A Handy Trick

Naming characters is always a hassle – I can’t get mine to settle properly in my head until they’ve been correctly bemonickered – and most writers have their favorite resources for the job.  Baby name books and web sites are always good, especially for tales set in contemporary consensus reality, and if your interest is more historical, sites like the Social Security Administration’s Popular Baby Names page will let you search for popular American names by decade going back as far as the 1880s.  I’m sure that other countries have similar resources; the SSA page just happens to be the one I know about firsthand.

If you’re writing science fiction or fantasy, though, you’ve got problems.  Good science-fictional names, if you’re going to put some thought into them, are part of the worldbuilding:  You have to make some complex calculations about the probable ethnic makeup of your future society, for example, and about possible changes in naming styles (the all-whitebread science-fictional future is, if not yet completely dead, definitely moribund, and a good thing, too; and while it’s not likely that we’re ever going to see a resurgence of multi-word Puritan-style virtue names of the Praise-God Barebones variety, there’s always the off-chance that some future society may produce dimpled tots named Respect-for-the-Rights-of-Others Herrera or Earth-is-not-the-Only-Planet Jones.)

But if you’re writing fantasy, at least of the pseudo-western-medieval variety, there’s at least one good cheap trick out there:   Grab a copy of Malory’s Morte D’Arthur, or Geoffrey of Monmouth’s History of the Kings of Britain, and steal from there.  Go right past all the too-familiar major characters, and head for the ranks of (sometimes literal) spear-carriers, of which there are a good plenty.  This will give you lots of names which look vaguely western-medieval without belonging to any specific name-hoard, and which can usually be sounded out and pronounced by the average reader.

2 thoughts on “A Handy Trick

  1. Great advice.
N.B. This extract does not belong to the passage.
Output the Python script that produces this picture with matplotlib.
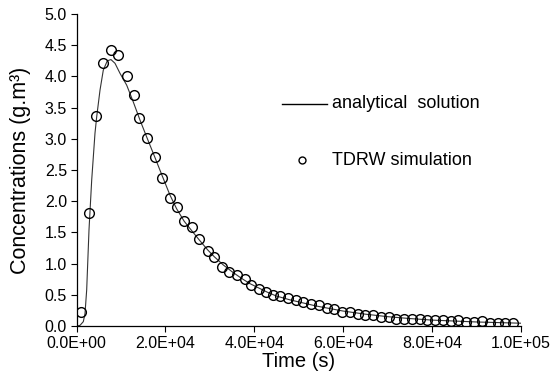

I use the SSA website for contemporary names, and now I know where to go for the other stuff. I am a total pantser, except when it comes to those character monikers.

  2. Unreadable names is one of the reasons why I gave up reading SF and Fantasy. Now and then a stray spore from that mold will germinate in other genres, too. Just like when writers make characters spit Scottish brogue, it’s usually a cover-closer.